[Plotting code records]
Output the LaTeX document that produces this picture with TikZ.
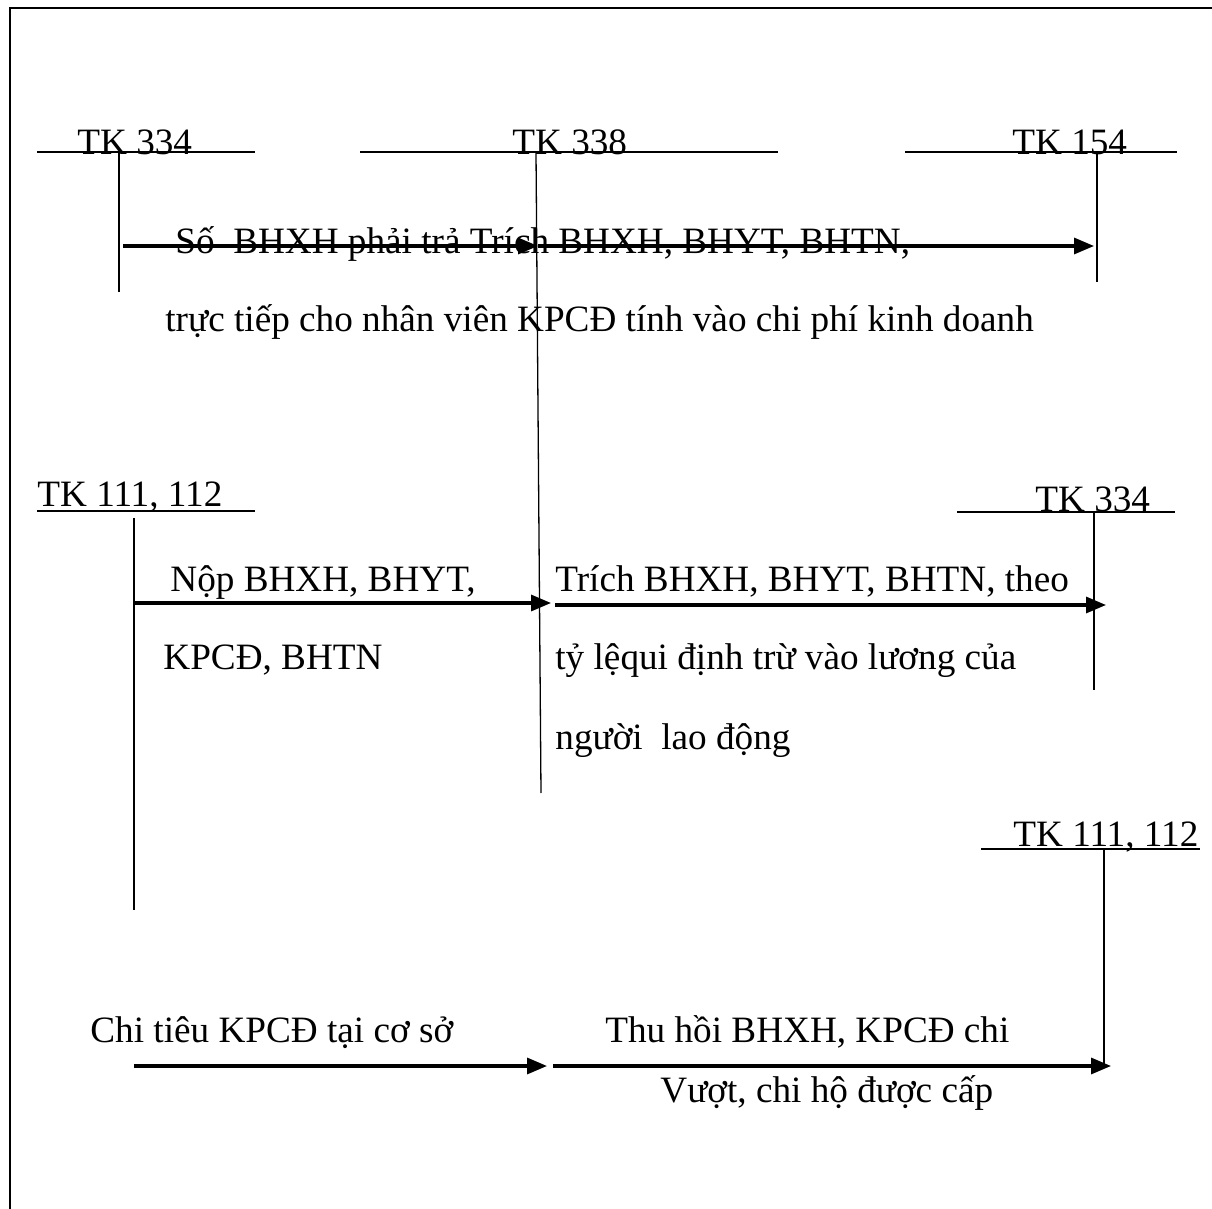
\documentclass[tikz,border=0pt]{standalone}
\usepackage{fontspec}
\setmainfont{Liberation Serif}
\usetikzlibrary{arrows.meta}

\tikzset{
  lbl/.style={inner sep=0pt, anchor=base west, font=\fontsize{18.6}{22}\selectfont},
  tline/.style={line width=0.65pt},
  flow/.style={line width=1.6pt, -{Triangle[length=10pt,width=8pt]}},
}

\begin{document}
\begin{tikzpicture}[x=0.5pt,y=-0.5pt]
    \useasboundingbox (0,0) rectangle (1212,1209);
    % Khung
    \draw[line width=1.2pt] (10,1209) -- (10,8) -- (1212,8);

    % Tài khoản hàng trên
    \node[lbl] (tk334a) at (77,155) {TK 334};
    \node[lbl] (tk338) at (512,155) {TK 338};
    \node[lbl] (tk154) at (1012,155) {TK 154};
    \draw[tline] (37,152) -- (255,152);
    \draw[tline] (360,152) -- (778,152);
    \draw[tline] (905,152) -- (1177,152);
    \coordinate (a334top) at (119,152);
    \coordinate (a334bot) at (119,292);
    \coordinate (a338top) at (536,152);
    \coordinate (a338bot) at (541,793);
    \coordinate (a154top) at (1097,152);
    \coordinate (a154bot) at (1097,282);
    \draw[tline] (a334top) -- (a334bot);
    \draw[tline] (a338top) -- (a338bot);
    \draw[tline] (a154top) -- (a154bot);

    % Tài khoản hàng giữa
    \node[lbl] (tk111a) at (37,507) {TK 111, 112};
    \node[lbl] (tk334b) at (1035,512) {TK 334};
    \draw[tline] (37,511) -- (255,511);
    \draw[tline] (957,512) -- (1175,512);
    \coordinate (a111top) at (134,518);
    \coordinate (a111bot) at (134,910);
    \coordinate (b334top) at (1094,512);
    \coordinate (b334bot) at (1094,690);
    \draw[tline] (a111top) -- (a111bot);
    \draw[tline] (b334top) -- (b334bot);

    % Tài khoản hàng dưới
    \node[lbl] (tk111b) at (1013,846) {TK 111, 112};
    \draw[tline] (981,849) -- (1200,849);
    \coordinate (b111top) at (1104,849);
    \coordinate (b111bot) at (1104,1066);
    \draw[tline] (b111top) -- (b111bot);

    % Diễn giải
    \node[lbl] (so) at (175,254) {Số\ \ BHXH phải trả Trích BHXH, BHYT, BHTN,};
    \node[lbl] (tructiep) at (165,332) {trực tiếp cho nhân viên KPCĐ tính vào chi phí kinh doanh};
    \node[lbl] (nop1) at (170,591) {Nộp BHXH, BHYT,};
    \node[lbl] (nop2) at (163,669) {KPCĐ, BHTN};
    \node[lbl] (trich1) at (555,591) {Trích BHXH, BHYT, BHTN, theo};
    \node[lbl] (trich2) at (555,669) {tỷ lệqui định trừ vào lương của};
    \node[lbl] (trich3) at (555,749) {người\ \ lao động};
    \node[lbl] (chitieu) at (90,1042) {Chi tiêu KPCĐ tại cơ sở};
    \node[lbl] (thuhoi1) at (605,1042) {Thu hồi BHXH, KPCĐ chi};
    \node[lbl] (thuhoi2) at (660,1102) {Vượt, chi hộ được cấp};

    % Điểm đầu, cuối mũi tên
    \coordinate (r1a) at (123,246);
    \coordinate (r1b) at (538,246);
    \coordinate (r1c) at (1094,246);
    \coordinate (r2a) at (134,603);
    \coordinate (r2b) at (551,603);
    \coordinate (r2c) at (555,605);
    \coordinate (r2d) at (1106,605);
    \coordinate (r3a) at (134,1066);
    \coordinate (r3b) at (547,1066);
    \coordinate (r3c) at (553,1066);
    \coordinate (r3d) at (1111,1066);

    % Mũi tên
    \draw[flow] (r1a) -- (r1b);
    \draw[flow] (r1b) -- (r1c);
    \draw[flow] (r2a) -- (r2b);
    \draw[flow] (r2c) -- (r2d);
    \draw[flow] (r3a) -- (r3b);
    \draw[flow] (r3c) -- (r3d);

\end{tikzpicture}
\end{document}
---
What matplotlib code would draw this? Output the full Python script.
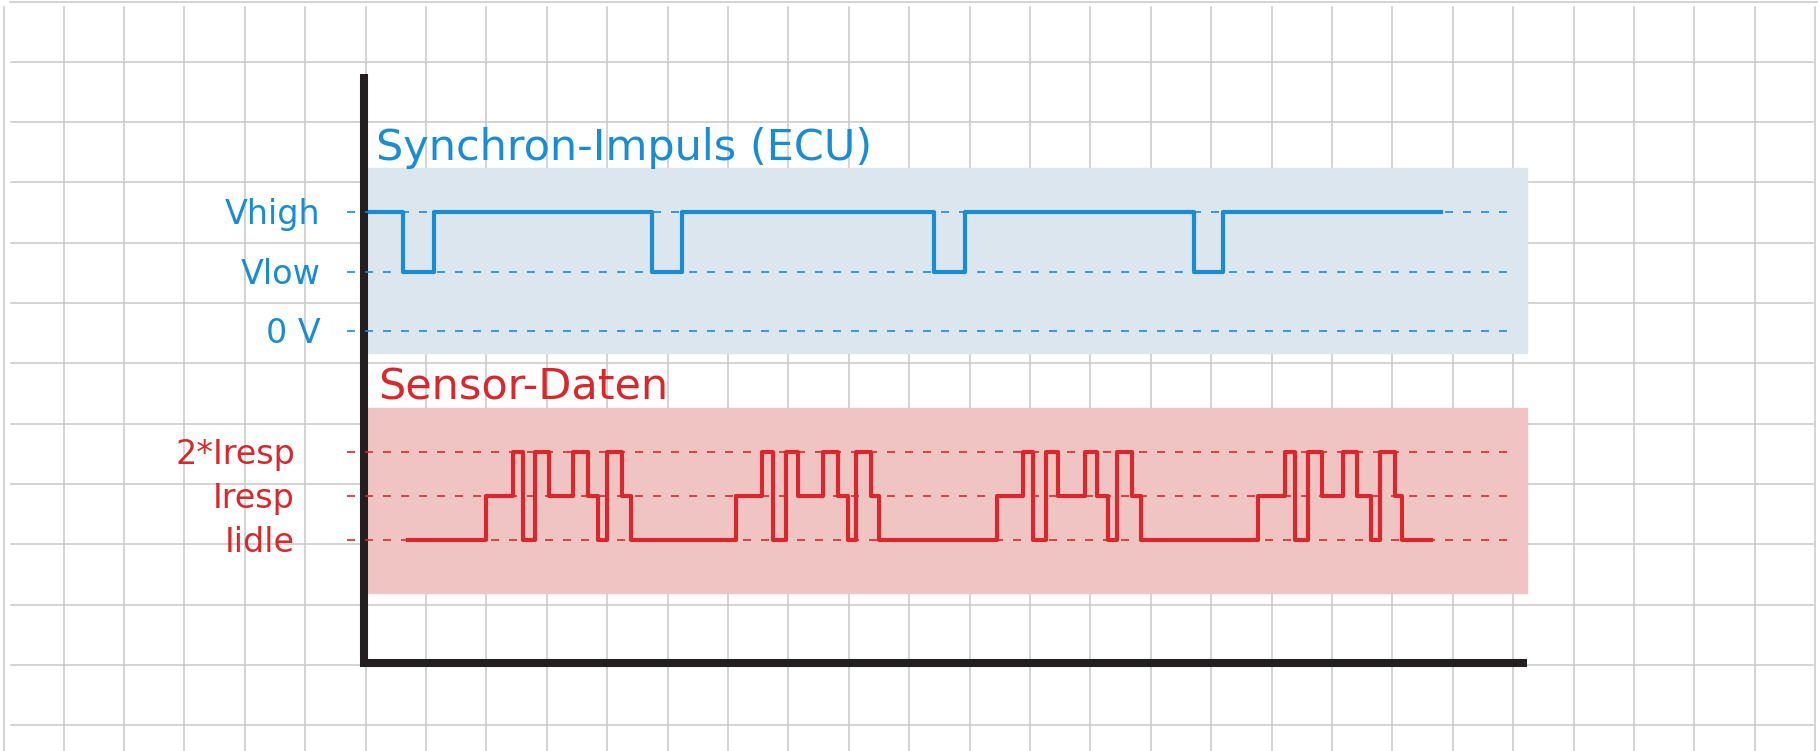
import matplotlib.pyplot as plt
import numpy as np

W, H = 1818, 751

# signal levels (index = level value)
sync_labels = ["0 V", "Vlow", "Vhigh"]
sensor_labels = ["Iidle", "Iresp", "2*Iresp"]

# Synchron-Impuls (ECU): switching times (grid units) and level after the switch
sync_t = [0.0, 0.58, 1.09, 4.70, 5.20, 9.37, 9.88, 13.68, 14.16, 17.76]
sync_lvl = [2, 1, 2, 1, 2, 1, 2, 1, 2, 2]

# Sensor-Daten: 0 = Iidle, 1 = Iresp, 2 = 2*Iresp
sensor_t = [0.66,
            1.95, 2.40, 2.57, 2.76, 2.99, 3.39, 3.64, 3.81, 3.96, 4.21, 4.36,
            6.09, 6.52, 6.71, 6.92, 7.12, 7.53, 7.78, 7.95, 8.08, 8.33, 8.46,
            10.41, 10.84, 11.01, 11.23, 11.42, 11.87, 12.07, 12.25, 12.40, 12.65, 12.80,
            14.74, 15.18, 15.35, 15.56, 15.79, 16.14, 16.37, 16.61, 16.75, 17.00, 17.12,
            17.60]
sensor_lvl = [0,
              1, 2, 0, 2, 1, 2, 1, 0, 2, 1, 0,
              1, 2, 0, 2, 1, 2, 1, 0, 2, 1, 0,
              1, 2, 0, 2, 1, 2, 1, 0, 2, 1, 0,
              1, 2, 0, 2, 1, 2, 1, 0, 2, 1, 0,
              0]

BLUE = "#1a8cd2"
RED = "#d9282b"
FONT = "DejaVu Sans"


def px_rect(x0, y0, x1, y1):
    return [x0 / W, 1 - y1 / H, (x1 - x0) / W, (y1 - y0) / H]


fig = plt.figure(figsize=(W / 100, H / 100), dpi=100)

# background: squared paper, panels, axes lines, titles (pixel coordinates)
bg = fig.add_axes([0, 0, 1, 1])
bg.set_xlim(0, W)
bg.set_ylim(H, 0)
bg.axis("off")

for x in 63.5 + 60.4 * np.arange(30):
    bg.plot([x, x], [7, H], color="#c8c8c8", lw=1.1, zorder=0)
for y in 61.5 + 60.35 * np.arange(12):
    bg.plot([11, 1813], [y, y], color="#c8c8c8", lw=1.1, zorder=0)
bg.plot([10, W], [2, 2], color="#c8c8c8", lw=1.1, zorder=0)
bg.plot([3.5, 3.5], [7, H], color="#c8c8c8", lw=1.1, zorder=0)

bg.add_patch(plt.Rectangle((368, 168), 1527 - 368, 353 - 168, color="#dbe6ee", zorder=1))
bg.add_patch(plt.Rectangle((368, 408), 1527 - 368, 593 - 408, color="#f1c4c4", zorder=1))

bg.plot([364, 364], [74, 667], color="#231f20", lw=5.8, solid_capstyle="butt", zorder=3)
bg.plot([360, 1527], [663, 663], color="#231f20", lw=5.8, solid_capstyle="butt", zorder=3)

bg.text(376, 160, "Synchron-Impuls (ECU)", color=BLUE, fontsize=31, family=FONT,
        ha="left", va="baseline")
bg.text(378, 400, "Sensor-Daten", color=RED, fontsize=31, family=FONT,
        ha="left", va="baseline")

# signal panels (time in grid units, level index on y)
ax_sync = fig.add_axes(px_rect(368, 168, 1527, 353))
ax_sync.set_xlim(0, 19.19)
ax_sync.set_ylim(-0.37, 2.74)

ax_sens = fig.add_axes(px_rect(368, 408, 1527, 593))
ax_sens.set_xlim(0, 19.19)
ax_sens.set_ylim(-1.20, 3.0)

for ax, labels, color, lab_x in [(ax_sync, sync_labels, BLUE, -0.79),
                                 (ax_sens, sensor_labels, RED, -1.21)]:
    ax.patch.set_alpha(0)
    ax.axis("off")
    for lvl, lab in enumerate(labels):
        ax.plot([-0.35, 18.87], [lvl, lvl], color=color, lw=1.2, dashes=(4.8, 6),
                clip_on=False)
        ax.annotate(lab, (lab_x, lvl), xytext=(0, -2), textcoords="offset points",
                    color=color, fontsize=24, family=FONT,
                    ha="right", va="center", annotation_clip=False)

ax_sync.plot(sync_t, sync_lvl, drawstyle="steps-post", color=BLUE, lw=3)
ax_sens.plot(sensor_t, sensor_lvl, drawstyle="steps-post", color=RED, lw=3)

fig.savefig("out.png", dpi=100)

• **What this task involves**
Select every line of the records holding the string "matplotlib".

• **Response to the task**
What matplotlib code would draw this? Output the full Python script.
import matplotlib.pyplot as plt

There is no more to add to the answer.